NONFICTION PICTURE BOOKS:
Nonfiction picture books are short, quick reads and due to their concentrated content, are for ALL readers. They stimulate a feeling of wonder and a thirst to know more in ways that a traditional nonfiction text may not. The pictures, coupled with factual narrative, allow readers to dig in and dream; see things differently and learn in ways that are pleasurable. Perhaps the greatest benefit of sharing/reading between adults and kids or even adults to adults, is the building of very special bonds.
BARBED WIRE BASEBALL by Marissa Moss, illustrated by Yuko Shimizu; Abrams Books for Young Readers, 2013
Nonfiction Picture Book, includes Afterword, Author & Artist Notes, Bibliography
An amazing eye-opening biography of Kenichi Zenimura, the father of Japanese-American baseball. This well-documented story reveals the aspirations, passions and dreams of Zeni and his vision for constructing an amazing baseball field at Gila River Concentration Camp.
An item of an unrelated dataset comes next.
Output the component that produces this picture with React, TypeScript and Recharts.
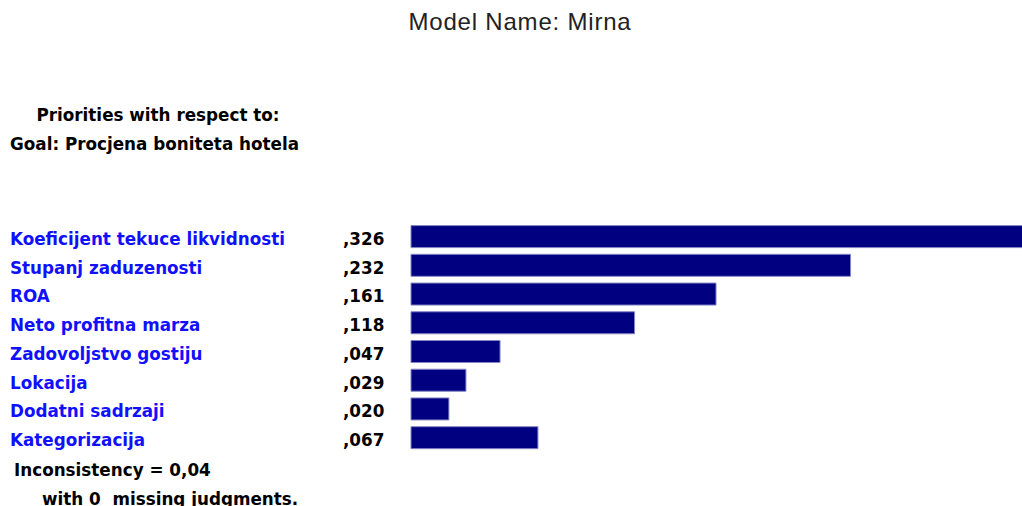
import React from "react";
import { BarChart, Bar, XAxis, YAxis } from "recharts";

const criteria = [
  "Koeficijent tekuce likvidnosti",
  "Stupanj zaduzenosti",
  "ROA",
  "Neto profitna marza",
  "Zadovoljstvo gostiju",
  "Lokacija",
  "Dodatni sadrzaji",
  "Kategorizacija",
];
const priorities = [0.326, 0.232, 0.161, 0.118, 0.047, 0.029, 0.02, 0.067];
const priorityLabels = [",326", ",232", ",161", ",118", ",047", ",029", ",020", ",067"];

const data = criteria.map((name, i) => ({ name, value: priorities[i], label: priorityLabels[i] }));

const FONT = "Tahoma, 'DejaVu Sans', Verdana, sans-serif";
const FS = 16.8;

const CriterionTick = (props: any) => {
  const { y, payload, index } = props;
  return (
    <g>
      <text x={10} y={y} dy={8} fill="#1010ff" fontFamily={FONT} fontWeight="bold" fontSize={FS}>
        {payload.value}
      </text>
      <text x={343} y={y} dy={8} fill="#000" fontFamily={FONT} fontWeight="bold" fontSize={FS}>
        {data[index]?.label}
      </text>
    </g>
  );
};

export default function App() {
  return (
    <div
      style={{
        position: "absolute",
        left: 0,
        top: 0,
        width: 1022,
        height: 506,
        overflow: "hidden",
        background: "#fff",
      }}
    >
      <BarChart
        width={1040}
        height={506}
        data={data}
        layout="vertical"
        barSize={22}
        margin={{ top: 222.6, bottom: 53.6, left: 0, right: 0 }}
      >
        <XAxis type="number" domain={[0, 0.332]} hide />
        <YAxis
          type="category"
          dataKey="name"
          width={411}
          axisLine={false}
          tickLine={false}
          tick={<CriterionTick />}
          interval={0}
        />
        <Bar dataKey="value" fill="#000080" stroke="#8585c4" strokeWidth={1} isAnimationActive={false} />
      </BarChart>

      {/* header and footer texts */}
      <svg width={1022} height={506} style={{ position: "absolute", left: 0, top: 0, pointerEvents: "none" }}>
        <text
          x={520}
          y={30}
          textAnchor="middle"
          fontFamily="'Liberation Sans', Arial, sans-serif"
          fontSize={24}
          letterSpacing={0.8}
          fill="#222"
        >
          Model Name: Mirna
        </text>
        <g fontFamily={FONT} fontWeight="bold" fontSize={FS} fill="#000">
          <text x={158} y={121} textAnchor="middle">Priorities with respect to:</text>
          <text x={10} y={150}>Goal: Procjena boniteta hotela</text>
          <text x={14} y={476}>Inconsistency = 0,04</text>
          <text x={42} y={505} xmlSpace="preserve">with 0  missing judgments.</text>
        </g>
      </svg>
    </div>
  );
}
BASEBALL SAVED US by Ken Mochizuki, illustrated by Dom Lee; Lee & Low Books, Inc; 1993.
Historical Fiction Picture Book, includes Notes from Author, Illustrator
A heartwarming story that reveals the traumas of living in a concentration camp and how the game of baseball transcends those feelings.
Book Club: Baseball Saved Us, an interview w/ author, Ken Mochizuki, Courtesy of Minidoka Pilgrimage Planning Committee
THE LUCKY BASEBALL, My Story in a Japanese-American Internment Camp by Suzanne Lieurance; Enslow, 2009
Historical fiction, chapter book, 153 pp
Includes section “Real History,” and references for further reading
Harry Yakamoto lives with his dad and grandparents in an apartment above the restaurant they own in Seven Cedars, CA. Harry is enthralled with baseball and hopes to become a famous player someday. Learn how Harry acquires the lucky baseball and how it impacts his life at Manzanar, the concentration camp where he and his family live for three years.